● What you need to do:
Identify the lines that contain the string "with" and copy all of them.

● Entries:
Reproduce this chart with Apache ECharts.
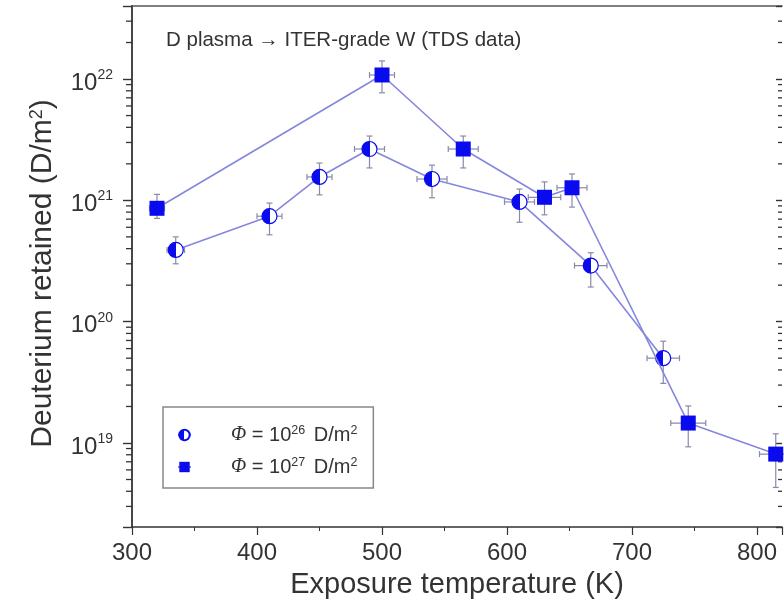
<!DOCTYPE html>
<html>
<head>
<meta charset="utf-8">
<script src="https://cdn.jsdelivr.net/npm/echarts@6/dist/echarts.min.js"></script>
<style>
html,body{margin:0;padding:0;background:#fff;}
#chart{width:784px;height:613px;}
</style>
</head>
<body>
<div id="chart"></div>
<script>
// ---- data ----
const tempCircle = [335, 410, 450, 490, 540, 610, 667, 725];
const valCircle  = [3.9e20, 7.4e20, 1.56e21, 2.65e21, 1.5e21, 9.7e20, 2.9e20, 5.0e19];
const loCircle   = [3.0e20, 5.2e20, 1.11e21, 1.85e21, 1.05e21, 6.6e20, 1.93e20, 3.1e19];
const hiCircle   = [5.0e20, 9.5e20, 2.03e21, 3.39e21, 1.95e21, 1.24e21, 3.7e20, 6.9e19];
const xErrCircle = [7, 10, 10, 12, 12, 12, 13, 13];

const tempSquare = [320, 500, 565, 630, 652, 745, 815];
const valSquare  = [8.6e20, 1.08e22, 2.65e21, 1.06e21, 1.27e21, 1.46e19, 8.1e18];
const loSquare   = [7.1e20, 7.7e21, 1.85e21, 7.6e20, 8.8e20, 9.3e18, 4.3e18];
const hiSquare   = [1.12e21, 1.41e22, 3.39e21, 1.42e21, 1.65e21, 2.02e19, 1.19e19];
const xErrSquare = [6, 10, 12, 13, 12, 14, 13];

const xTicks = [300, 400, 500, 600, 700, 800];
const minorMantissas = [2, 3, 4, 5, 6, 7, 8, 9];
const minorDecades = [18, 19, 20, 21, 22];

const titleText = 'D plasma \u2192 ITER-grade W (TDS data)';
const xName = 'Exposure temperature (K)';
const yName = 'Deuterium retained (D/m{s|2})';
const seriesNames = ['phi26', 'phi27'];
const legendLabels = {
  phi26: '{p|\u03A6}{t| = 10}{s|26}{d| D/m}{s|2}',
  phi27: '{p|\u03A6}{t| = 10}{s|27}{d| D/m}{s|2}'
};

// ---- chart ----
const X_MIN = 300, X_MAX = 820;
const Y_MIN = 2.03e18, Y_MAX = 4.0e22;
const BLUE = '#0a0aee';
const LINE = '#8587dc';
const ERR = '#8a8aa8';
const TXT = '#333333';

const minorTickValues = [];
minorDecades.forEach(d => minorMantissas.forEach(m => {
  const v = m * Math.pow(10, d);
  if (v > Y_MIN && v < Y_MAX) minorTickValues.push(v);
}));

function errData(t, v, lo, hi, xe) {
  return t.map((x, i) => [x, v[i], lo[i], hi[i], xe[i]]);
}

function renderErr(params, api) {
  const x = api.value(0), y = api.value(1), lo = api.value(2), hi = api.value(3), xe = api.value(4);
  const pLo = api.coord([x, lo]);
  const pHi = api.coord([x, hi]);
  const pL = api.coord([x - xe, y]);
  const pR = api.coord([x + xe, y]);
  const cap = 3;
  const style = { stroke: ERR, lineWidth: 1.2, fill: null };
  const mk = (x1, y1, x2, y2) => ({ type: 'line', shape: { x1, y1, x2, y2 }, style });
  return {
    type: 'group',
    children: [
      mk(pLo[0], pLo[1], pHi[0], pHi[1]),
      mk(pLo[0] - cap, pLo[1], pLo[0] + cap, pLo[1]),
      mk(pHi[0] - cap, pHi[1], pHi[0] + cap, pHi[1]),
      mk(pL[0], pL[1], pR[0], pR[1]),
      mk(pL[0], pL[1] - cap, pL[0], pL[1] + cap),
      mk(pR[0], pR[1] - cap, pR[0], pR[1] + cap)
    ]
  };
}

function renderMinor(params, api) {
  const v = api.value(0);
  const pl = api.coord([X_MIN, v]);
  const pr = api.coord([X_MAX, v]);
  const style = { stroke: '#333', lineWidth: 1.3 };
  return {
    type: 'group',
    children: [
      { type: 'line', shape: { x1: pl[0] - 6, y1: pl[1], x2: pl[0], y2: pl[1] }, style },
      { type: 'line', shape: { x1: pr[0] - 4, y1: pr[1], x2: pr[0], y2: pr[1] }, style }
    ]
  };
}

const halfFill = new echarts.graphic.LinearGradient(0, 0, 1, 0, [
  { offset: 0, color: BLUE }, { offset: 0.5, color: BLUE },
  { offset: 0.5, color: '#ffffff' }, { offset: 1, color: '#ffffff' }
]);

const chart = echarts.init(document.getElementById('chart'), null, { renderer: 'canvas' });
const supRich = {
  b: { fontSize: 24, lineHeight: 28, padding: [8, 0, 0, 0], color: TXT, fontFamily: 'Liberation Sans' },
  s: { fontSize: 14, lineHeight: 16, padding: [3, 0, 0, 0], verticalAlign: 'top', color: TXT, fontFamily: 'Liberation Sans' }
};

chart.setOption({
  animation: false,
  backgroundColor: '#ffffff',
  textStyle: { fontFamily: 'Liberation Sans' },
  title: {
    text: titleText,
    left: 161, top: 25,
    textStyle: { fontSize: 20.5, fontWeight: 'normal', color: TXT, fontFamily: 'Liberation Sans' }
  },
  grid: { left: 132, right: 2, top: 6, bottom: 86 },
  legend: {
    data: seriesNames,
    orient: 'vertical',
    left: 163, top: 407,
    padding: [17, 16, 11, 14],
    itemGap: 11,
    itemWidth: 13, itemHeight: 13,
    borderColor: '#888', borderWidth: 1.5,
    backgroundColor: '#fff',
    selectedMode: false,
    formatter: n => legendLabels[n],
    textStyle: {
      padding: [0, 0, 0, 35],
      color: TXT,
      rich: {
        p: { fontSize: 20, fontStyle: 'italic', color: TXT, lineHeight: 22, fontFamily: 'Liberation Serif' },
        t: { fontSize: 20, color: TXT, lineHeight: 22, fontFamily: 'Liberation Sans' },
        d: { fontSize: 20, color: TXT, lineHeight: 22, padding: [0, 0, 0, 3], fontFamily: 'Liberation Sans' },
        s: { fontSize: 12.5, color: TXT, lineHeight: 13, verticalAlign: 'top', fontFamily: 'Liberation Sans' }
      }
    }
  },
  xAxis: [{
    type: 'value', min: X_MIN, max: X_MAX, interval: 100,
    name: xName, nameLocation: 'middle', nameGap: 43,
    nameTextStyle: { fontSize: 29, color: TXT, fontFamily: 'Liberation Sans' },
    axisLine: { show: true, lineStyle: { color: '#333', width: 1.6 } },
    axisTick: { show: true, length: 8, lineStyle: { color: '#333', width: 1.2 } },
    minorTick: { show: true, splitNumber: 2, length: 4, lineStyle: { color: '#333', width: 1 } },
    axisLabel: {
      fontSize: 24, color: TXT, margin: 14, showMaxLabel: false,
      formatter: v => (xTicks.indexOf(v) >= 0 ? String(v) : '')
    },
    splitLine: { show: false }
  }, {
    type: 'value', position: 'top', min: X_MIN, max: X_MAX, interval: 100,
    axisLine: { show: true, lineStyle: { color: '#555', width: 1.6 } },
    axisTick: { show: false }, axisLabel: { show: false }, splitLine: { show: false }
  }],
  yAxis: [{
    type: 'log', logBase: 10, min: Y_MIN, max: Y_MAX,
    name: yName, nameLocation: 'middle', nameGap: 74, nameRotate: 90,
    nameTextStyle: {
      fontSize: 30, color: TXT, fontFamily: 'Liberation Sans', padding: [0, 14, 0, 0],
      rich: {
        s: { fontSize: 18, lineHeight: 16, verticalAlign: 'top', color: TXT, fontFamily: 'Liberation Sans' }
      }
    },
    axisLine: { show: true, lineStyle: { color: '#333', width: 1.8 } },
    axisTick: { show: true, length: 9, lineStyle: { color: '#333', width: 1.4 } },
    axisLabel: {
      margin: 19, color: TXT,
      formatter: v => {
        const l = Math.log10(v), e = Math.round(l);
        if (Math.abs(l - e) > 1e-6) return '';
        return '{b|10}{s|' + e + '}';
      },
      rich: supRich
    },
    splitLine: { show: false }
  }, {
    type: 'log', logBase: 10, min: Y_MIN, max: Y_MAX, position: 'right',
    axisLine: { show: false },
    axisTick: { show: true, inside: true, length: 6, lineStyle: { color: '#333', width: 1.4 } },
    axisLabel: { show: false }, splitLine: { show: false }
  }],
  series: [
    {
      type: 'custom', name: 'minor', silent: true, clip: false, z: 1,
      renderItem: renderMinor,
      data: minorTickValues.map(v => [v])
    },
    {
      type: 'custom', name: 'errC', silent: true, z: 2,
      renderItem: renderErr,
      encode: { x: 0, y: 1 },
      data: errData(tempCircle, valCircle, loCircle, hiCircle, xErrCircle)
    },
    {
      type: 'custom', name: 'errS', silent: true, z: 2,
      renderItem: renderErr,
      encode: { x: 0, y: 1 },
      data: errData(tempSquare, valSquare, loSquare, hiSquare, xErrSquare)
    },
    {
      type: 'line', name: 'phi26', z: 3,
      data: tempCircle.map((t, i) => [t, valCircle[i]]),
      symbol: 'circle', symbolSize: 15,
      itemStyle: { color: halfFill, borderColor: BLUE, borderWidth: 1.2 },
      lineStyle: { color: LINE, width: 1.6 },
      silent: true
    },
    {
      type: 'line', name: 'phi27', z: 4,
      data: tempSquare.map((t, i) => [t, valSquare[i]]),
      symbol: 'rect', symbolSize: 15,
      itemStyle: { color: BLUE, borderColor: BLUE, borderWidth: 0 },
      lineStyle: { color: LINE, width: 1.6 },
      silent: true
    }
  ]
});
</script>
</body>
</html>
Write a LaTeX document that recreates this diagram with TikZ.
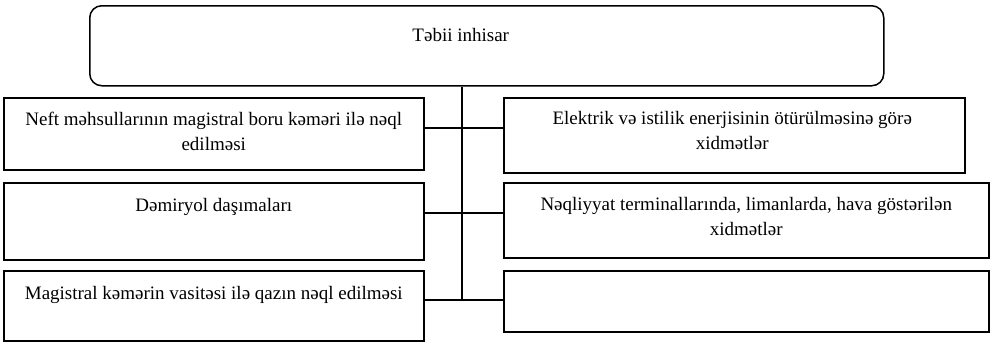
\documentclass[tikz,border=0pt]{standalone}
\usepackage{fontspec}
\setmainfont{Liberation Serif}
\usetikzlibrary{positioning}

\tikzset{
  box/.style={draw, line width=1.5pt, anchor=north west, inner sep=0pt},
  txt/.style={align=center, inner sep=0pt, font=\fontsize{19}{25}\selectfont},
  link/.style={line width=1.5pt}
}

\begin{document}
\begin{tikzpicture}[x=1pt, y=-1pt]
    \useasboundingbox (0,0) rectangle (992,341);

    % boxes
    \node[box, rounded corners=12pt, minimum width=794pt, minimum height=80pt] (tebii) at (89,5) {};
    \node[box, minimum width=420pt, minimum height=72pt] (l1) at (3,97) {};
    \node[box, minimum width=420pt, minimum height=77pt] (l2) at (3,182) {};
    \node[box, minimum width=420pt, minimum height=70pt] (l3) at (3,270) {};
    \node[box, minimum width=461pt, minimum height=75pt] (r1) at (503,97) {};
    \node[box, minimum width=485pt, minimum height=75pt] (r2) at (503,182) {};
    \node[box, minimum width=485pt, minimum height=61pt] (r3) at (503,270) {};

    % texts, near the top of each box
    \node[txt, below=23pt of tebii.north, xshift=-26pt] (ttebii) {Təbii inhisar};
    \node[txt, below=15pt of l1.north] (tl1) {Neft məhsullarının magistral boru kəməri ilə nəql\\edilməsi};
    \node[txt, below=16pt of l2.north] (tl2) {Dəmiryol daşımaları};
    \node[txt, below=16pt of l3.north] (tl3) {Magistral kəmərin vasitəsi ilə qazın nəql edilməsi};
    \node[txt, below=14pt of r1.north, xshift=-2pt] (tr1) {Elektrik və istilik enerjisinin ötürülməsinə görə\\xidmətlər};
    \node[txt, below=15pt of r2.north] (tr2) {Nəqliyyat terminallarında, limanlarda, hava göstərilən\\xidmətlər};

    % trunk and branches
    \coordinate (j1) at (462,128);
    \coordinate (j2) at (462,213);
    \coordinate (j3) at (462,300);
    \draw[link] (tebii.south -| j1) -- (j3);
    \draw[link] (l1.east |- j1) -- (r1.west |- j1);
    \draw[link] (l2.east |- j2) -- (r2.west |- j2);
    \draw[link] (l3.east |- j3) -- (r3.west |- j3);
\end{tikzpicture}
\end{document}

● Problem solution:
Reproduce this chart with Apache ECharts.
Write a LaTeX document that recreates this diagram with TikZ.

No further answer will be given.